- GIVEN REQUEST -
Skip all pictures. Write out the data below from its first line through the line that contains "var font = 'Open Sans';".

- MATERIALS PROVIDED -
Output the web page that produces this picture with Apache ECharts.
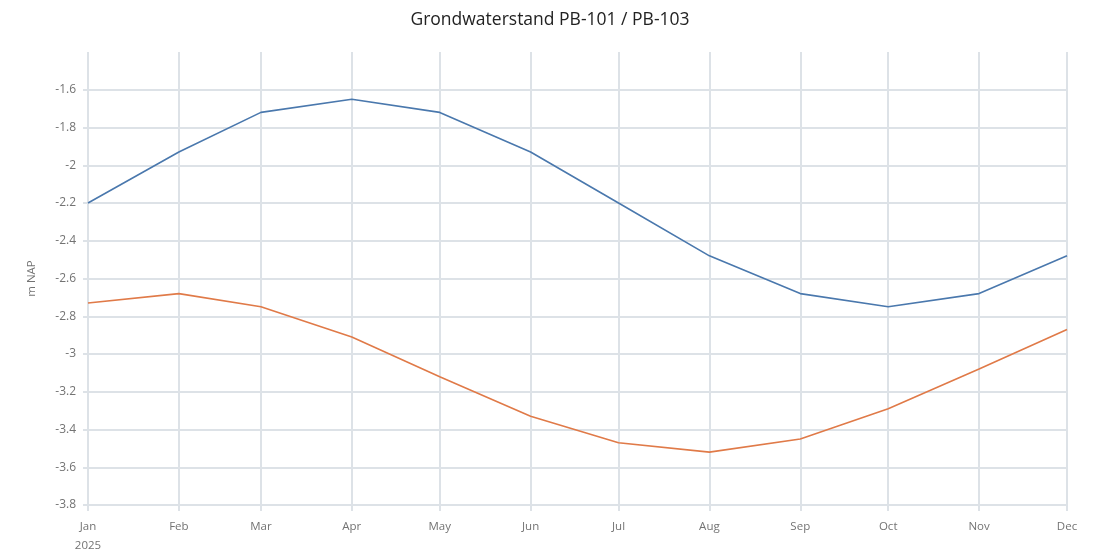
<!DOCTYPE html>
<html>
<head>
<meta charset="utf-8">
<script src="https://cdn.jsdelivr.net/npm/echarts@6/dist/echarts.min.js"></script>
<style>
  html, body { margin: 0; padding: 0; background: #fff; }
  #chart { width: 1100px; height: 553px; }
</style>
</head>
<body>
<div id="chart"></div>
<script>
// maanden (eerste dag van de maand, 2025)
var months = ['2025-01-01','2025-02-01','2025-03-01','2025-04-01','2025-05-01','2025-06-01',
              '2025-07-01','2025-08-01','2025-09-01','2025-10-01','2025-11-01','2025-12-01'];
var monthNames = ['Jan','Feb','Mar','Apr','May','Jun','Jul','Aug','Sep','Oct','Nov','Dec'];

// grondwaterstand in m NAP
var pb101 = [-2.20, -1.93, -1.72, -1.65, -1.72, -1.93, -2.20, -2.48, -2.68, -2.75, -2.68, -2.48];
var pb103 = [-2.73, -2.68, -2.75, -2.91, -3.12, -3.33, -3.47, -3.52, -3.45, -3.29, -3.08, -2.87];

function pairs(vals){
    var out = [];
    for(var i = 0; i < months.length; i++){
        out.push([months[i], vals[i]]);
    }
    return out;
}

var gridColor = '#dde2e7';
var labelColor = '#737373';
var font = 'Open Sans';

var myChart = echarts.init(document.getElementById('chart'));
var option = {
    animation: false,
    title: {
        text: 'Grondwaterstand PB-101 / PB-103',
        left: 'center',
        top: 6,
        textStyle: { fontSize: 17.5, fontWeight: 'normal', color: '#222', fontFamily: font }
    },
    grid: { left: 88, right: 33, top: 52, bottom: 48, outerBoundsMode: 'none', containLabel: false },
    xAxis: {
        type: 'time',
        min: months[0],
        max: months[months.length - 1],
        splitNumber: 12,
        minInterval: 28 * 86400000,
        maxInterval: 31 * 86400000,
        axisLine: { show: false },
        axisTick: { show: true, length: 6, lineStyle: { color: gridColor, width: 2 } },
        splitLine: { show: true, lineStyle: { color: gridColor, width: 2 } },
        axisLabel: {
            color: labelColor, fontSize: 11.5, fontFamily: font, margin: 12, lineHeight: 19,
            showMinLabel: true, showMaxLabel: true, hideOverlap: false,
            formatter: function(value){
                var d = new Date(value);
                var m = d.getMonth();
                if(m === 0) return 'Jan\n2025';
                return monthNames[m];
            }
        }
    },
    yAxis: {
        type: 'value',
        min: -3.8,
        max: -1.4,
        interval: 0.2,
        name: 'm NAP',
        nameLocation: 'middle',
        nameGap: 50,
        nameTextStyle: { color: labelColor, fontSize: 11.5, fontFamily: font },
        axisLine: { show: false },
        axisTick: { show: true, length: 5, lineStyle: { color: gridColor, width: 2 } },
        splitLine: { show: true, showMaxLine: false, lineStyle: { color: gridColor, width: 2 } },
        axisLabel: {
            color: labelColor, fontSize: 12, fontFamily: font, margin: 12,
            showMaxLabel: false,
            formatter: function(v){ return String(Math.round(v * 10) / 10); }
        }
    },
    series: [
        {
            name: 'PB-101',
            type: 'line',
            data: pairs(pb101),
            showSymbol: false,
            lineStyle: { color: '#4a78ad', width: 1.6 },
            itemStyle: { color: '#4a78ad' }
        },
        {
            name: 'PB-103',
            type: 'line',
            data: pairs(pb103),
            showSymbol: false,
            lineStyle: { color: '#e07a48', width: 1.6 },
            itemStyle: { color: '#e07a48' }
        }
    ]
};
myChart.setOption(option);
</script>
</body>
</html>
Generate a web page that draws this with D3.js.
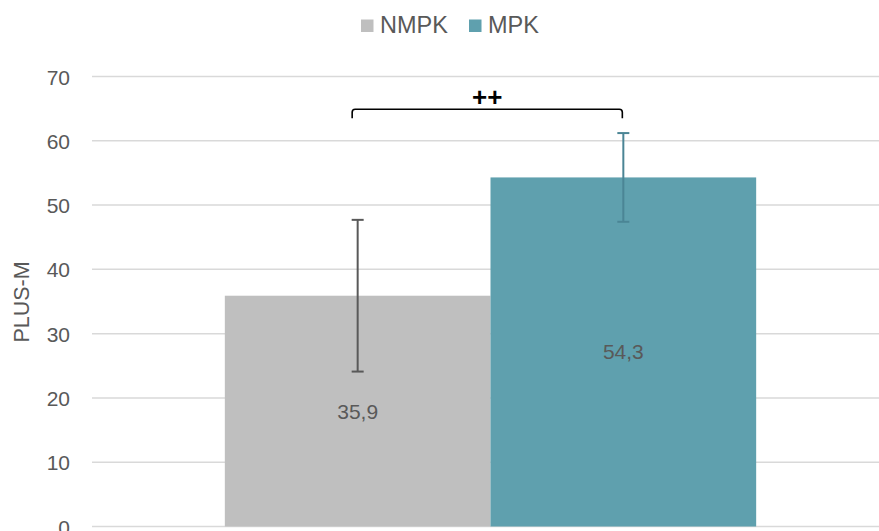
<!DOCTYPE html>
<html>
<head>
<meta charset="utf-8">
<script src="https://cdn.jsdelivr.net/npm/d3@7"></script>
<style>
  html, body { margin: 0; padding: 0; background: #fff; }
  svg { display: block; font-family: "Liberation Sans", Arial, sans-serif; }
</style>
</head>
<body>
<svg id="chart" width="879" height="531"></svg>
<script>
// ---- data ----
const categories = [""];
const seriesNames = ["NMPK", "MPK"];
const seriesValues = [35.9, 54.3];
const errLow = [24.1, 47.4];
const errHigh = [47.7, 61.2];
const valueLabels = ["35,9", "54,3"];
const yTicks = [0, 10, 20, 30, 40, 50, 60, 70];
const axisTitle = "PLUS-M";
const sigLabel = "++";
const sigBracket = { level: 64.9, drop: 63.5 };

const colors = ["#BFBFBF", "#5FA0AE"];
const errColors = ["#595959", "#4B8595"];

const W = 879, H = 531;
const plot = { left: 92, right: 889, top: 76.5, bottom: 526.5 };

const svg = d3.select("#chart");

const y = d3.scaleLinear().domain([0, 70]).range([plot.bottom, plot.top]);
const x0 = d3.scaleBand().domain(categories).range([plot.left, plot.right]).paddingInner(0).paddingOuter(0.25);
const x1 = d3.scaleBand().domain(seriesNames).range([0, x0.bandwidth()]).padding(0);

// gridlines
svg.append("g").selectAll("line").data(yTicks).join("line")
  .attr("x1", plot.left).attr("x2", W)
  .attr("y1", d => y(d)).attr("y2", d => y(d))
  .attr("stroke", "#D9D9D9").attr("stroke-width", 1.5);

// y axis labels
const yAxis = d3.axisLeft(y).tickValues(yTicks).tickSize(0).tickPadding(0).tickFormat(d3.format("d"));
const gy = svg.append("g").attr("transform", `translate(70,0)`).call(yAxis);
gy.select(".domain").remove();
gy.selectAll("text").attr("fill", "#595959").style("font-size", "21px")
  .style("font-family", "'Liberation Sans', Arial, sans-serif").attr("dy", "0.36em");

// axis title
svg.append("text")
  .attr("transform", `translate(29,${(260 + 344) / 2}) rotate(-90)`)
  .attr("text-anchor", "middle")
  .attr("fill", "#595959").style("font-size", "21.5px")
  .text(axisTitle);

const data = seriesNames.map((s, i) => ({ s, i, v: seriesValues[i], lo: errLow[i], hi: errHigh[i], lab: valueLabels[i] }));
const g = svg.append("g").attr("transform", `translate(${x0(categories[0])},0)`);

// bars
g.selectAll("rect.bar").data(data).join("rect")
  .attr("class", "bar")
  .attr("x", d => x1(d.s)).attr("width", x1.bandwidth())
  .attr("y", d => y(d.v)).attr("height", d => y(0) - y(d.v))
  .attr("fill", (d, i) => colors[i]);

// error bars
const cx = d => x1(d.s) + x1.bandwidth() / 2;
const eb = g.selectAll("g.err").data(data).join("g").attr("class", "err")
  .attr("stroke", (d, i) => errColors[i]).attr("stroke-width", 2);
eb.append("line").attr("x1", cx).attr("x2", cx).attr("y1", d => y(d.lo)).attr("y2", d => y(d.hi));
eb.append("line").attr("x1", d => cx(d) - 6).attr("x2", d => cx(d) + 6).attr("y1", d => y(d.lo)).attr("y2", d => y(d.lo));
eb.append("line").attr("x1", d => cx(d) - 6).attr("x2", d => cx(d) + 6).attr("y1", d => y(d.hi)).attr("y2", d => y(d.hi));

// value labels
g.selectAll("text.val").data(data).join("text")
  .attr("class", "val")
  .attr("x", cx)
  .attr("y", d => y(d.v / 2) + 7.5)
  .attr("text-anchor", "middle")
  .attr("fill", "#595959").style("font-size", "21px")
  .text(d => d.lab);

// significance bracket
const bx1 = cx(data[0]) - 5.5, bx2 = cx(data[1]) - 1;
g.append("path")
  .attr("d", `M${bx1},${y(sigBracket.drop)} L${bx1},${y(sigBracket.level) + 3} Q${bx1},${y(sigBracket.level)} ${bx1 + 3},${y(sigBracket.level)} L${bx2 - 3},${y(sigBracket.level)} Q${bx2},${y(sigBracket.level)} ${bx2},${y(sigBracket.level) + 3} L${bx2},${y(sigBracket.drop)}`)
  .attr("fill", "none").attr("stroke", "#000").attr("stroke-width", 1.6);
g.append("text")
  .attr("x", (bx1 + bx2) / 2).attr("y", y(sigBracket.level) - 3.5)
  .attr("text-anchor", "middle").attr("fill", "#000")
  .style("font-size", "26px").style("font-weight", "bold")
  .text(sigLabel);

// legend
const leg = svg.append("g");
const legX = [361, 469];
seriesNames.forEach((s, i) => {
  leg.append("rect").attr("x", legX[i]).attr("y", 19.5).attr("width", 12.5).attr("height", 12.5).attr("fill", colors[i]);
  leg.append("text").attr("x", legX[i] + 19).attr("y", 33)
    .attr("fill", "#595959").style("font-size", "23.5px").text(s);
});
</script>
</body>
</html>
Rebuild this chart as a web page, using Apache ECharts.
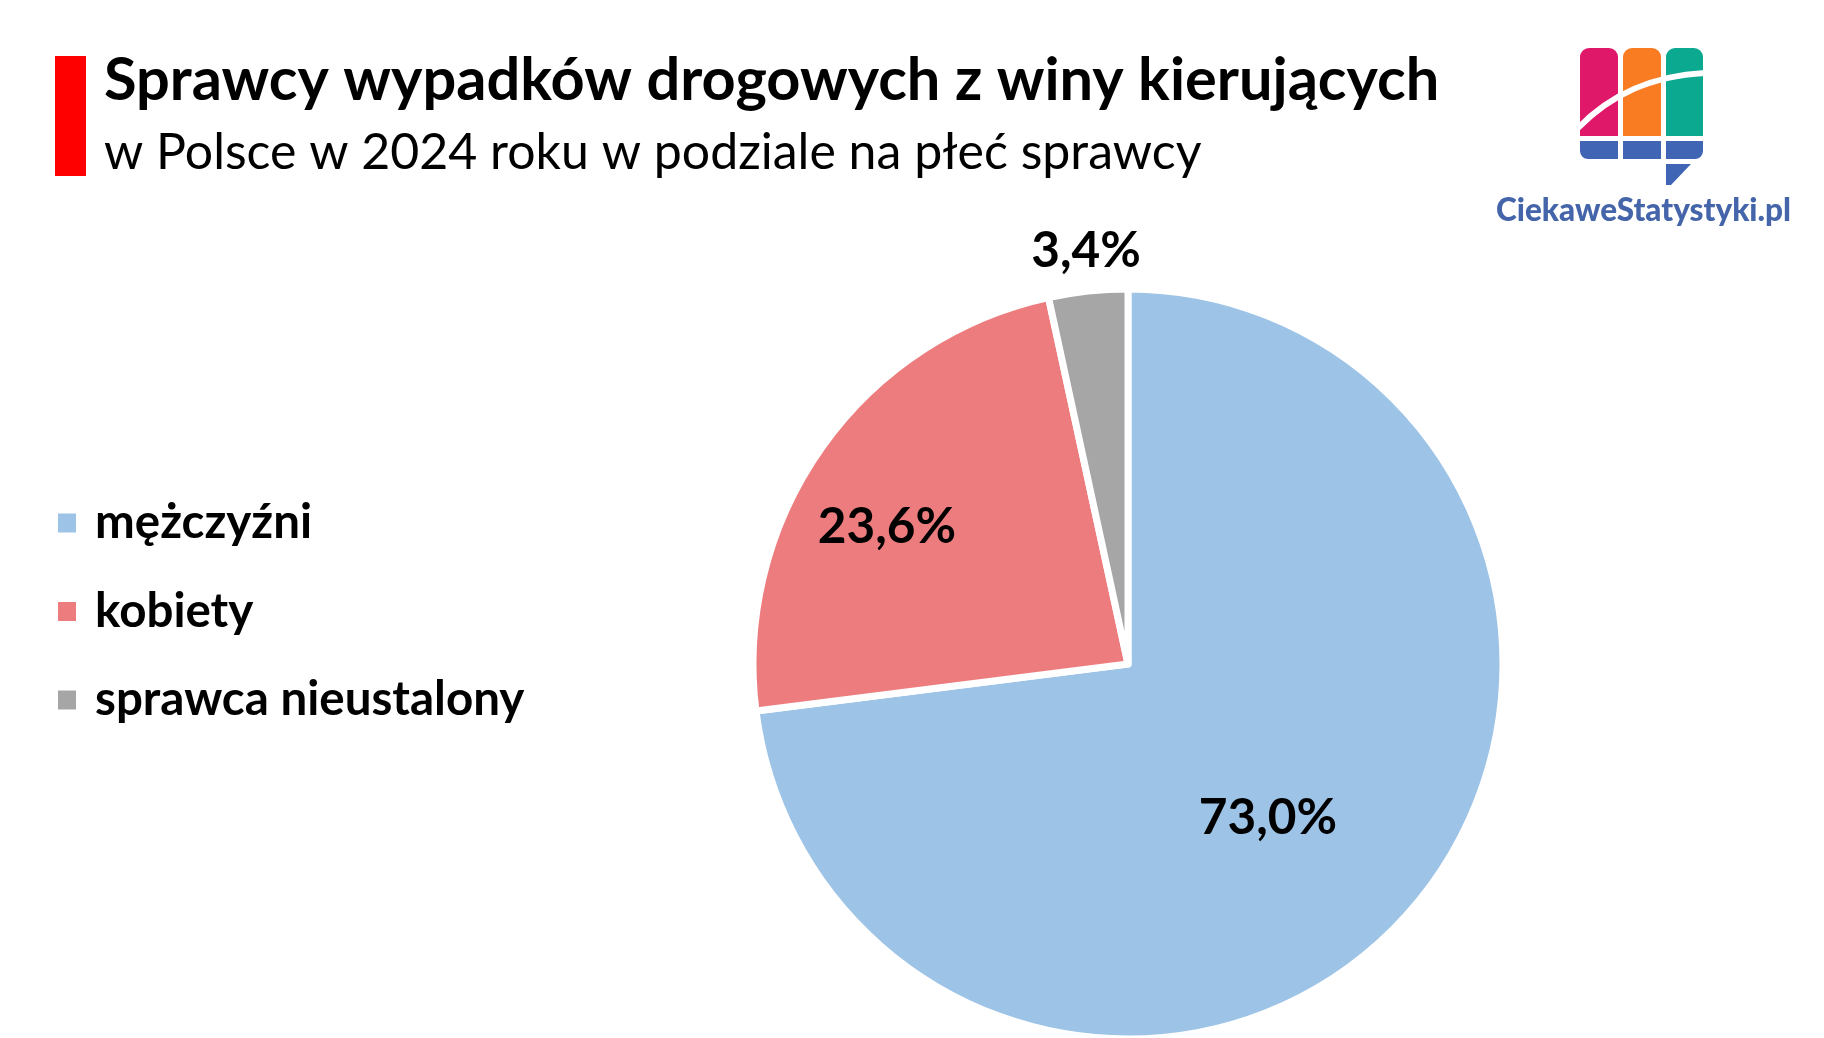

- RESULT FOR THIS TASK -
Output the web page that produces this picture with Apache ECharts.
<!DOCTYPE html>
<html>
<head>
<meta charset="utf-8">
<script src="https://cdn.jsdelivr.net/npm/echarts@6/dist/echarts.min.js"></script>
<style>
  html, body { margin: 0; padding: 0; background: #fff; }
  #chart { width: 1100px; height: 553px; }
</style>
</head>
<body>
<div id="chart"></div>
<script>
// maanden (eerste dag van de maand, 2025)
var months = ['2025-01-01','2025-02-01','2025-03-01','2025-04-01','2025-05-01','2025-06-01',
              '2025-07-01','2025-08-01','2025-09-01','2025-10-01','2025-11-01','2025-12-01'];
var monthNames = ['Jan','Feb','Mar','Apr','May','Jun','Jul','Aug','Sep','Oct','Nov','Dec'];

// grondwaterstand in m NAP
var pb101 = [-2.20, -1.93, -1.72, -1.65, -1.72, -1.93, -2.20, -2.48, -2.68, -2.75, -2.68, -2.48];
var pb103 = [-2.73, -2.68, -2.75, -2.91, -3.12, -3.33, -3.47, -3.52, -3.45, -3.29, -3.08, -2.87];

function pairs(vals){
    var out = [];
    for(var i = 0; i < months.length; i++){
        out.push([months[i], vals[i]]);
    }
    return out;
}

var gridColor = '#dde2e7';
var labelColor = '#737373';
var font = 'Open Sans';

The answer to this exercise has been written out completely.